Counterfeiters who operate over the Internet pose another sort of problem. A host of e- pharmacy sites sell what's billed as generic Cialis for a third or less of what Cialis costs.

RX-Mex.com, for instance, which operates from Monterrey, Mexico, recently was selling Regalis, said to be a generic Cialis, for $30 for four 20 mg. pills, compared with $94 for four pills of Cialis. The Mexican pharmacy's Web site says the Regalis it sells is made by Gen Pharma, a drug manufacturer in India, a nation that does not honor U.S. drug patents.

Mistype the name Cialis as Cyalus and you get the Web site Cyalus.com, which contains a doctored Lilly/Icos news release about the U.S. approval of "Cyalus," complete with quotes from Lilly President Sidney Taurel referring to "Cyalus." The site flips visitors to RX-Mex, where "Cyalus aka Regalis" can be bought by credit card.

"We're dealing with that as we speak. Our legal group is," Howell said last week of the Cyalus.com site. But the site was still up and running days later.

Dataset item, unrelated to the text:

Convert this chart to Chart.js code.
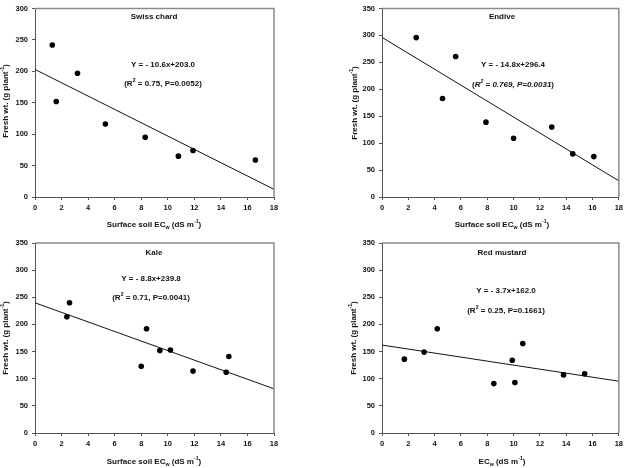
<!DOCTYPE html>
<html><head><meta charset="utf-8">
<script src="https://cdn.jsdelivr.net/npm/chart.js@4"></script>
<style>
body{margin:0;background:#fff;width:626px;height:468px;position:relative;overflow:hidden}
canvas{position:absolute}
</style></head><body>
<canvas id="c1" width="313" height="234" style="left:0;top:0"></canvas>
<canvas id="c2" width="313" height="234" style="left:313px;top:0"></canvas>
<canvas id="c3" width="313" height="234" style="left:0;top:234px"></canvas>
<canvas id="c4" width="313" height="234" style="left:313px;top:234px"></canvas>
<script>
// ---- data ----
const swissX = [1.3, 1.6, 3.2, 5.3, 8.3, 10.8, 11.9, 16.6];
const swissY = [242, 152, 197, 116, 95, 65, 74, 59];
const swissLine = [203.0, 12.2];

const endiveX = [2.6, 4.6, 5.6, 7.9, 10.0, 12.9, 14.5, 16.1];
const endiveY = [296, 183, 261, 139, 109, 130, 80, 75];
const endiveLine = [296.4, 30.0];

const kaleX = [2.4, 2.6, 8.0, 8.4, 9.4, 10.2, 11.9, 14.4, 14.6];
const kaleY = [214, 240, 123, 192, 152, 153, 114, 112, 141];
const kaleLine = [239.8, 81.4];

const mustardX = [1.7, 3.2, 4.2, 8.5, 9.9, 10.1, 10.7, 13.8, 15.4];
const mustardY = [136, 149, 192, 91, 134, 93, 165, 107, 109];
const mustardLine = [162.0, 95.4];

const lineX = [0, 18];
const yMaxes = [300, 350, 350, 350];
const cropNames = ['Swiss chard', 'Endive', 'Kale', 'Red mustard'];
const equations = ['Y = - 10.6x+203.0', 'Y = - 14.8x+296.4', 'Y = - 8.8x+239.8', 'Y = - 3.7x+162.0'];
const statsR2 = ['0.75', '0.769', '0.71', '0.25'];
const statsP = ['0.0052', '0.0031', '0.0041', '0.1661'];
const statsItalic = [false, true, false, false];
const xTitleMain = ['Surface soil EC', 'Surface soil EC', 'Surface soil EC', 'EC'];
const yTitle = 'Fresh wt. (g plant';

// ---- layout (styles) ----
const panels = [
  {id:'c1', xs:swissX, ys:swissY, line:swissLine, area:{l:35,r:274,t:8,b:197},
   title:[154,17], eq:[163,65], st:[163,84], xt:[154,225], yt:[6,101]},
  {id:'c2', xs:endiveX, ys:endiveY, line:endiveLine, area:{l:69,r:308,t:7,b:197},
   title:[189,17], eq:[200,65], st:[200,85], xt:[189,225], yt:[42,103]},
  {id:'c3', xs:kaleX, ys:kaleY, line:kaleLine, area:{l:35,r:274,t:9,b:199},
   title:[154,19], eq:[151,45], st:[151,64], xt:[154,228], yt:[6,104]},
  {id:'c4', xs:mustardX, ys:mustardY, line:mustardLine, area:{l:69,r:308,t:9,b:199},
   title:[189,19], eq:[193,57], st:[193,77], xt:[189,228], yt:[41,104]}
];

const FONT = '"Liberation Sans", Arial, sans-serif';
const TXT = '#111';

function fontStr(size, italic){ return (italic?'italic ':'') + 'bold ' + size + 'px ' + FONT; }

// draw rich text centered at (cx,cy); segs: {t, sup, sub, it}
function drawRich(ctx, segs, cx, cy, size, rot){
  ctx.save();
  ctx.translate(cx, cy);
  if (rot) ctx.rotate(rot);
  ctx.fillStyle = TXT;
  ctx.textBaseline = 'middle';
  ctx.textAlign = 'left';
  let total = 0;
  const widths = segs.map(s => {
    const sz = (s.sup||s.sub) ? size*0.65 : size;
    ctx.font = fontStr(sz, s.it);
    const w = ctx.measureText(s.t).width;
    total += w; return w;
  });
  let x = -total/2;
  segs.forEach((s,i) => {
    const sz = (s.sup||s.sub) ? size*0.65 : size;
    ctx.font = fontStr(sz, s.it);
    let dy = 0;
    if (s.sup) dy = -size*0.38;
    if (s.sub) dy = size*0.3;
    ctx.fillText(s.t, x, dy);
    x += widths[i];
  });
  ctx.restore();
}

panels.forEach((p, i) => {
  const ctx = document.getElementById(p.id).getContext('2d');
  const W = 313, H = 234;
  const pts = p.xs.map((x, k) => ({x, y: p.ys[k]}));
  const linePts = lineX.map((x, k) => ({x, y: p.line[k]}));
  const deco = {
    id: 'deco' + i,
    afterDraw(chart){
      const c = chart.ctx, a = chart.chartArea;
      c.save();
      c.strokeStyle = '#8a8a8a';
      c.lineWidth = 1.5;
      c.beginPath();
      c.moveTo(a.left, a.top); c.lineTo(a.right, a.top); c.lineTo(a.right, a.bottom);
      c.stroke();
      c.restore();
      drawRich(c, [{t: cropNames[i]}], p.title[0], p.title[1], 8);
      drawRich(c, [{t: equations[i]}], p.eq[0], p.eq[1], 8);
      const it = statsItalic[i];
      drawRich(c, [{t:'('}, {t:'R', it}, {t:'2', sup:true, it}, {t:' = ' + statsR2[i] + ', P=' + statsP[i], it}, {t:')'}],
        p.st[0], p.st[1], 8);
      drawRich(c, [{t: xTitleMain[i]}, {t:'w', sub:true}, {t:' (dS m'}, {t:'-1', sup:true}, {t:')'}],
        p.xt[0], p.xt[1], 8);
      drawRich(c, [{t: yTitle}, {t:'-1', sup:true}, {t:')'}], p.yt[0], p.yt[1], 8, -Math.PI/2);
    }
  };
  new Chart(ctx, {
    type: 'scatter',
    data: {
      datasets: [
        {data: pts, pointRadius: 2.8, pointHoverRadius: 2.8, backgroundColor: '#000', borderColor: '#000', borderWidth: 0},
        {data: linePts, showLine: true, pointRadius: 0, borderColor: '#111', borderWidth: 1, fill: false}
      ]
    },
    options: {
      responsive: false,
      animation: false,
      events: [],
      layout: {padding: {left: 0, top: p.area.t, right: W - p.area.r, bottom: 0}},
      plugins: {legend: {display: false}, tooltip: {enabled: false}},
      scales: {
        x: {
          type: 'linear', min: 0, max: 18,
          afterFit(s){ s.height = H - p.area.b; },
          ticks: {stepSize: 2, padding: 3, color: TXT, font: {family: FONT, size: 7.5, weight: 'bold'}},
          grid: {drawOnChartArea: false, drawTicks: true, tickLength: 3, color: '#555'},
          border: {display: true, color: '#555', width: 1}
        },
        y: {
          type: 'linear', min: 0, max: yMaxes[i],
          afterFit(s){ s.width = p.area.l; },
          ticks: {stepSize: 50, padding: 4, color: TXT, font: {family: FONT, size: 7.5, weight: 'bold'}},
          grid: {drawOnChartArea: false, drawTicks: true, tickLength: 3, color: '#555'},
          border: {display: true, color: '#555', width: 1}
        }
      }
    },
    plugins: [deco]
  });
});
</script>
</body></html>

The rising tide of counterfeiting prompted the Food and Drug Administration to form a task force last year to study the issue. Its recommendations, expected to be out within several weeks, might include requiring drugmakers to use anti-counterfeiting packaging.

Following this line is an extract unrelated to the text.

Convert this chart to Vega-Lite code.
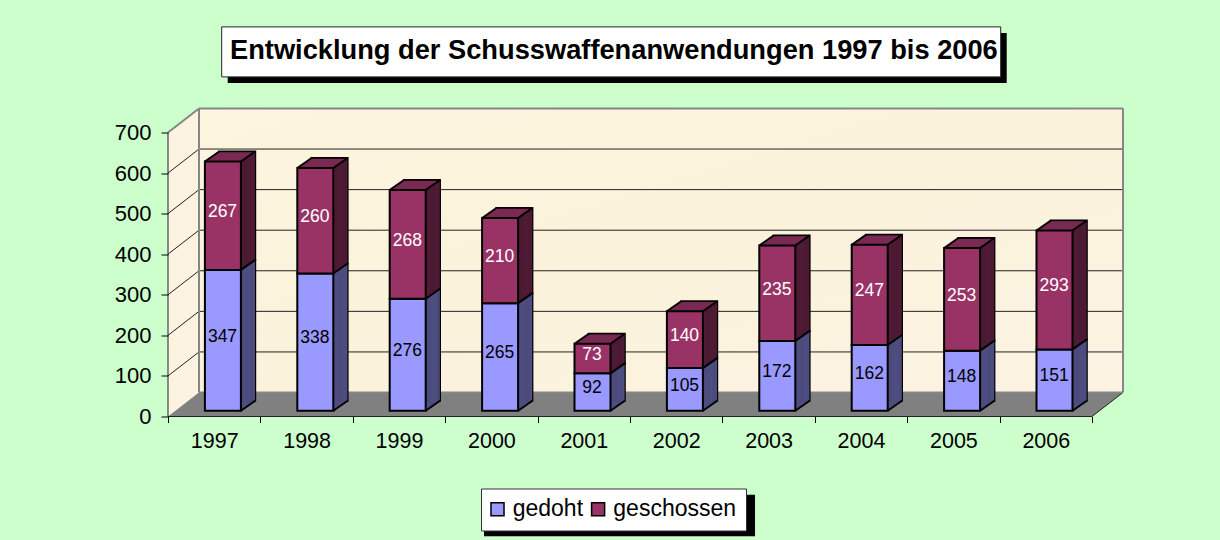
{"$schema":"https://vega.github.io/schema/vega-lite/v6.json","width":955,"height":308,"autosize":{"type":"none"},"padding":{"left":168,"top":108.5,"right":97,"bottom":123.5},"background":"#ccffcc","config":{"view":{"stroke":null},"font":"Liberation Sans","scale":{"continuousPadding":0}},"title":{"text":"Entwicklung der Schusswaffenanwendungen 1997 bis 2006","anchor":"start","frame":"group","offset":0,"dx":62,"dy":38,"fontSize":27.25,"fontWeight":"bold","font":"Liberation Sans","color":"#000000"},"datasets":{"bars":[{"year":1997,"series":"gedoht","value":347},{"year":1997,"series":"geschossen","value":267},{"year":1998,"series":"gedoht","value":338},{"year":1998,"series":"geschossen","value":260},{"year":1999,"series":"gedoht","value":276},{"year":1999,"series":"geschossen","value":268},{"year":2000,"series":"gedoht","value":265},{"year":2000,"series":"geschossen","value":210},{"year":2001,"series":"gedoht","value":92},{"year":2001,"series":"geschossen","value":73},{"year":2002,"series":"gedoht","value":105},{"year":2002,"series":"geschossen","value":140},{"year":2003,"series":"gedoht","value":172},{"year":2003,"series":"geschossen","value":235},{"year":2004,"series":"gedoht","value":162},{"year":2004,"series":"geschossen","value":247},{"year":2005,"series":"gedoht","value":148},{"year":2005,"series":"geschossen","value":253},{"year":2006,"series":"gedoht","value":151},{"year":2006,"series":"geschossen","value":293}]},"layer":[
{"data":{"values":[{"x":1996.8355,"x2":2006.8355,"y":59.1,"y2":759.1}]},"mark":{"type":"rect","color":{"gradient":"linear","x1":0,"y1":0,"x2":1,"y2":1,"stops":[{"offset":0,"color":"#fdf5df"},{"offset":0.5,"color":"#fbf2db"},{"offset":1,"color":"#fdf3e3"}]}},"encoding":{"x":{"field":"x","type":"quantitative","scale":{"domain":[1996.5,2006.8355],"zero":false,"nice":false,"padding":0},"axis":{"values":[1996.5,1997.5,1998.5,1999.5,2000.5,2001.5,2002.5,2003.5,2004.5,2005.5,2006.5],"title":null,"grid":false,"domain":false,"tickSize":6,"tickColor":"#000000","labelExpr":"datum.value<2006 ? format(datum.value+0.5,'d') : ''","labelOffset":46.2,"labelFontSize":21.5,"labelColor":"#000000","labelPadding":8,"labelFlush":false,"labelOverlap":false,"labelBound":false,"zindex":1}},"x2":{"field":"x2"},"y":{"field":"y","type":"quantitative","scale":{"domain":[0,759],"zero":false,"nice":false},"axis":{"values":[0,100,200,300,400,500,600,700],"title":null,"grid":false,"domain":false,"tickSize":7,"tickColor":"#000000","labelFontSize":22,"labelColor":"#000000","labelPadding":10,"zindex":1}},"y2":{"field":"y2"}}},
{"data":{"values":[{"x":1996.5,"y":0,"y2":700},{"x":1996.8355,"y":59.1,"y2":759.1}]},"mark":{"type":"area","color":"#fdf3e1"},"encoding":{"x":{"field":"x","type":"quantitative","title":null},"y":{"field":"y","type":"quantitative","stack":null,"title":null},"y2":{"field":"y2"}}},
{"data":{"values":[{"x":1996.5,"y":0,"y2":0},{"x":1996.8355,"y":0,"y2":59.1},{"x":2006.5,"y":0,"y2":59.1},{"x":2006.8355,"y":59.1,"y2":59.1}]},"mark":{"type":"area","color":"#808080"},"encoding":{"x":{"field":"x","type":"quantitative","title":null},"y":{"field":"y","type":"quantitative","stack":null,"title":null},"y2":{"field":"y2"}}},
{"data":{"values":[{"x":1996.8355,"x2":2006.8355,"y":159.1,"y2":159.1},{"x":1996.8355,"x2":2006.8355,"y":259.1,"y2":259.1},{"x":1996.8355,"x2":2006.8355,"y":359.1,"y2":359.1},{"x":1996.8355,"x2":2006.8355,"y":459.1,"y2":459.1},{"x":1996.8355,"x2":2006.8355,"y":559.1,"y2":559.1},{"x":1996.8355,"x2":2006.8355,"y":659.1,"y2":659.1},{"x":1996.5,"x2":1996.8355,"y":100,"y2":159.1},{"x":1996.5,"x2":1996.8355,"y":200,"y2":259.1},{"x":1996.5,"x2":1996.8355,"y":300,"y2":359.1},{"x":1996.5,"x2":1996.8355,"y":400,"y2":459.1},{"x":1996.5,"x2":1996.8355,"y":500,"y2":559.1},{"x":1996.5,"x2":1996.8355,"y":600,"y2":659.1},{"x":1996.5,"x2":1996.5,"y":0,"y2":700},{"x":1996.5,"x2":2006.5,"y":0,"y2":0},{"x":2006.5,"x2":2006.8355,"y":0,"y2":59.1}]},"mark":{"type":"rule","color":"#222222","strokeWidth":1},"encoding":{"x":{"field":"x","type":"quantitative","title":null},"x2":{"field":"x2"},"y":{"field":"y","type":"quantitative","title":null},"y2":{"field":"y2"}}},
{"data":{"values":[{"x":1996.8355,"x2":2006.8355,"y":759.1,"y2":759.1},{"x":1996.8355,"x2":1996.8355,"y":59.1,"y2":759.1},{"x":2006.8355,"x2":2006.8355,"y":59.1,"y2":759.1},{"x":1996.5,"x2":1996.8355,"y":700,"y2":759.1},{"x":1996.8355,"x2":2006.8355,"y":59.1,"y2":59.1}]},"mark":{"type":"rule","color":"#868686","strokeWidth":2},"encoding":{"x":{"field":"x","type":"quantitative","title":null},"x2":{"field":"x2"},"y":{"field":"y","type":"quantitative","title":null},"y2":{"field":"y2"}}},
{"data":{"values":[{"x":1997.146,"x2":2005.577,"y":945.3,"y2":822.1},{"x":1999.92,"x2":2002.853,"y":-193,"y2":-295}]},"mark":{"type":"rect","color":"#000000","clip":false},"encoding":{"x":{"field":"x","type":"quantitative","title":null},"x2":{"field":"x2"},"y":{"field":"y","type":"quantitative","title":null},"y2":{"field":"y2"}}},
{"data":{"values":[{"x":1997.081,"x2":2005.512,"y":960.1,"y2":836.9}]},"mark":{"type":"rect","color":"#ffffff","stroke":"#222222","strokeWidth":1,"clip":false},"encoding":{"x":{"field":"x","type":"quantitative","title":null},"x2":{"field":"x2"},"y":{"field":"y","type":"quantitative","title":null},"y2":{"field":"y2"}}},
{"data":{"name":"bars"},"transform":[{"stack":"value","groupby":["year"],"sort":[{"field":"series","order":"ascending"}],"as":["v0","v1"]}],"encoding":{"x":{"field":"year","type":"quantitative","title":null},"y":{"field":"v1","type":"quantitative","title":null},"y2":{"field":"v0"}},"layer":[
{"mark":{"type":"bar","orient":"vertical","size":36,"color":"#4d1a33","stroke":"#000000","strokeWidth":2,"xOffset":23,"yOffset":-15.8,"y2Offset":-15.8}},
{"transform":[{"filter":"datum.series=='geschossen'"}],"layer":[
{"mark":{"type":"bar","orient":"vertical","size":36,"color":"#7a2952","xOffset":9.8,"yOffset":-6.57,"y2Offset":-6.57}},
{"mark":{"type":"bar","orient":"vertical","size":36,"color":"#7a2952","xOffset":10.9,"yOffset":-7.34,"y2Offset":-7.34}},
{"mark":{"type":"bar","orient":"vertical","size":36,"color":"#7a2952","xOffset":12,"yOffset":-8.11,"y2Offset":-8.11}},
{"mark":{"type":"bar","orient":"vertical","size":36,"color":"#7a2952","xOffset":13.1,"yOffset":-8.88,"y2Offset":-8.88}},
{"mark":{"type":"bar","orient":"vertical","size":36,"color":"#7a2952","xOffset":14.2,"yOffset":-9.65,"y2Offset":-9.65}},
{"mark":{"type":"bar","orient":"vertical","size":36,"color":"#7a2952","xOffset":15.3,"yOffset":-10.42,"y2Offset":-10.42}},
{"mark":{"type":"bar","orient":"vertical","size":36,"color":"#7a2952","xOffset":16.4,"yOffset":-11.19,"y2Offset":-11.19}},
{"mark":{"type":"bar","orient":"vertical","size":36,"color":"#7a2952","xOffset":17.5,"yOffset":-11.96,"y2Offset":-11.96}},
{"mark":{"type":"bar","orient":"vertical","size":36,"color":"#7a2952","xOffset":18.6,"yOffset":-12.73,"y2Offset":-12.73}},
{"mark":{"type":"bar","orient":"vertical","size":36,"color":"#7a2952","xOffset":19.7,"yOffset":-13.5,"y2Offset":-13.5}},
{"mark":{"type":"bar","orient":"vertical","size":36,"color":"#7a2952","xOffset":20.8,"yOffset":-14.27,"y2Offset":-14.27}},
{"mark":{"type":"bar","orient":"vertical","size":36,"color":"#7a2952","xOffset":21.9,"yOffset":-15.04,"y2Offset":-15.04}}
]},
{"encoding":{"color":{"condition":{"test":"datum.series=='gedoht'","value":"#4d4d80"},"value":"#4d1a33"}},"layer":[
{"mark":{"type":"bar","orient":"vertical","size":1.6,"xOffset":26.8,"yOffset":-6.57,"y2Offset":-6.57}},
{"mark":{"type":"bar","orient":"vertical","size":1.6,"xOffset":27.9,"yOffset":-7.34,"y2Offset":-7.34}},
{"mark":{"type":"bar","orient":"vertical","size":1.6,"xOffset":29,"yOffset":-8.11,"y2Offset":-8.11}},
{"mark":{"type":"bar","orient":"vertical","size":1.6,"xOffset":30.1,"yOffset":-8.88,"y2Offset":-8.88}},
{"mark":{"type":"bar","orient":"vertical","size":1.6,"xOffset":31.2,"yOffset":-9.65,"y2Offset":-9.65}},
{"mark":{"type":"bar","orient":"vertical","size":1.6,"xOffset":32.3,"yOffset":-10.42,"y2Offset":-10.42}},
{"mark":{"type":"bar","orient":"vertical","size":1.6,"xOffset":33.4,"yOffset":-11.19,"y2Offset":-11.19}},
{"mark":{"type":"bar","orient":"vertical","size":1.6,"xOffset":34.5,"yOffset":-11.96,"y2Offset":-11.96}},
{"mark":{"type":"bar","orient":"vertical","size":1.6,"xOffset":35.6,"yOffset":-12.73,"y2Offset":-12.73}},
{"mark":{"type":"bar","orient":"vertical","size":1.6,"xOffset":36.7,"yOffset":-13.5,"y2Offset":-13.5}},
{"mark":{"type":"bar","orient":"vertical","size":1.6,"xOffset":37.8,"yOffset":-14.27,"y2Offset":-14.27}},
{"mark":{"type":"bar","orient":"vertical","size":1.6,"xOffset":38.9,"yOffset":-15.04,"y2Offset":-15.04}},
{"mark":{"type":"bar","orient":"vertical","size":1.6,"xOffset":40,"yOffset":-15.81,"y2Offset":-15.81}}
]},
{"mark":{"type":"rule","color":"#000000","strokeWidth":2,"xOffset":26.7,"x2Offset":41,"yOffset":-5.8,"y2Offset":-15.8},"encoding":{"x":{"field":"year","type":"quantitative","title":null},"x2":{"field":"year"},"y":{"field":"v1","type":"quantitative","title":null},"y2":{"field":"v1"}}},
{"mark":{"type":"rule","color":"#000000","strokeWidth":2,"xOffset":26.7,"x2Offset":41,"yOffset":-5.8,"y2Offset":-15.8},"transform":[{"filter":"datum.series=='gedoht'"}],"encoding":{"x":{"field":"year","type":"quantitative","title":null},"x2":{"field":"year"},"y":{"field":"v0","type":"quantitative","title":null},"y2":{"field":"v0"}}},
{"mark":{"type":"rule","color":"#000000","strokeWidth":2,"xOffset":-9.3,"x2Offset":5,"yOffset":-5.8,"y2Offset":-15.8},"transform":[{"filter":"datum.series=='geschossen'"}],"encoding":{"x":{"field":"year","type":"quantitative","title":null},"x2":{"field":"year"},"y":{"field":"v1","type":"quantitative","title":null},"y2":{"field":"v1"}}},
{"mark":{"type":"bar","orient":"vertical","size":36,"stroke":"#000000","strokeWidth":2,"xOffset":8.7,"yOffset":-5.8,"y2Offset":-5.8},"encoding":{"color":{"field":"series","type":"nominal","scale":{"domain":["gedoht","geschossen"],"range":["#9999ff","#993366"]},"legend":{"orient":"none","legendX":313,"legendY":380,"direction":"horizontal","title":null,"fillColor":"#ffffff","strokeColor":"#333333","padding":9,"labelFontSize":23,"labelColor":"#000000","symbolType":"square","symbolSize":170,"symbolStrokeColor":"#000000","symbolStrokeWidth":1.5,"symbolOffset":-4,"columns":2,"columnPadding":3.6,"labelOffset":3.7}}}},
{"mark":{"type":"text","fontSize":17.5,"baseline":"middle","align":"center","xOffset":8.3},"encoding":{"text":{"field":"value","type":"quantitative"},"y":{"field":"v1","type":"quantitative","title":null},"y2":null,"yOffset":{"value":{"expr":"datum.value*0.203-9.5"}},"color":{"condition":{"test":"datum.series=='gedoht'","value":"#000000"},"value":"#ffffff"}}}
]}
]}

The FDA said its investigations of drug counterfeiting have jumped from five a year in the late 1990s to more than 20 a year in recent years.

"The technology (of counterfeiting) is maturing very quickly," said Alan Goldhammer, associate vice president of regulatory affairs for Pharmaceutical Research and Manufacturers of America, a trade group for drugmakers. "Anytime you have a high value-added product, counterfeiters will look for opportunities. Companies are doing all kinds of things" to fight back, he said.

Drug companies realize their efforts can save not just sales, but lives, Howell said. Lilly has tested counterfeits of its drugs and found the counterfeit often contains little or no active ingredient and sometimes include fillers such as diet supplements, he said.

"You're getting a smorgasbord of product," he said.

Lilly sends the counterfeits it gets to the FDA's forensic chemistry labs in Cincinnati. "We cooperate fully with them," Howell said. "Our main concern is they're aware" of the counterfeiting.

In the past year, he said, Lilly spent more money and man-hours for product protection than it did in the 10 years leading up to the late 1990s, when cases of counterfeiting began to jump.